Challenges in Integrating DOM Chemodiversity into Kinetic Models of Soil Respiration for Improved Carbon Cycling Predictions

Chemodiversity of dissolved organic matter (DOM) has been proposed as an ecosystem property controlling the microbial metabolism; thus, the fate of carbon (C) in soils. Recent research suggests that accounting for DOM chemodiversity can improve the accuracy of process-based C cycling models; however, this approach has never been validated at continental U.S. scale. In this study, we used statistical and kinetic modeling approaches to evaluate how DOM chemodiversity affects soil respiration and whether incorporating it in kinetic models improves respiration prediction. We utilized paired high resolution FTICR-MS descriptions of DOM chemistry and soil respiration rate measurements from 63 topsoils across the USA, provided by the Molecular Observation Network.

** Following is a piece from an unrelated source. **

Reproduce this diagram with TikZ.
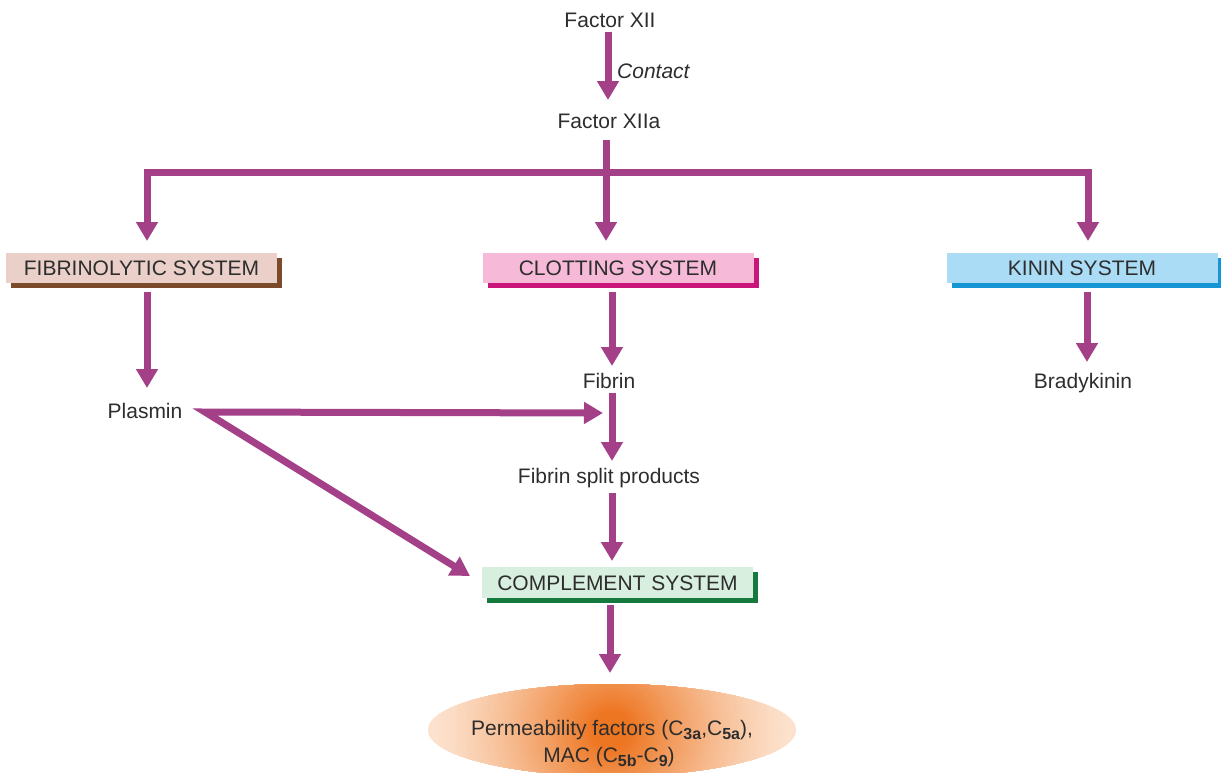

Regression analysis revealed that DOM alpha diversity (defined as the number of detected organic compounds) interacted nonlinearly with dissolved organic C (DOC) and water-extractable total nitrogen (WETN) concentrations. Soils with high DOC and WETN concentrations, showed decreased soil respiration with increasing alpha diversity, while soils with low DOC and WETN concentrations showed increased respiration. Therefore, DOM chemodiversity controlled the plausible tradeoff in microbial metabolism leading to either loss of C through respiration or SOM buildup through increased microbial growth. This finding implies that chemodiversity, as a parameter, has the potential to increase the accuracy of soil C cycling models. To evaluate respiration rate dependence on chemodiversity as a parameter, we tested three kinetic models: (1) as a function of DOC concentration only, (2) with model parameters informed by average DOM chemodiversity and (3) by chemodiversity calculated within chemical classes of DOM. All three models predicted respiration with similar accuracy. This inability suggests that current kinetic formulations do not adequately represent chemodiversity–microbial metabolism interactions. Therefore, we advise future studies to explore the effects of DOM chemodiversity, with consideration of its interactions with tradeoffs in microbial traits and environmental conditions.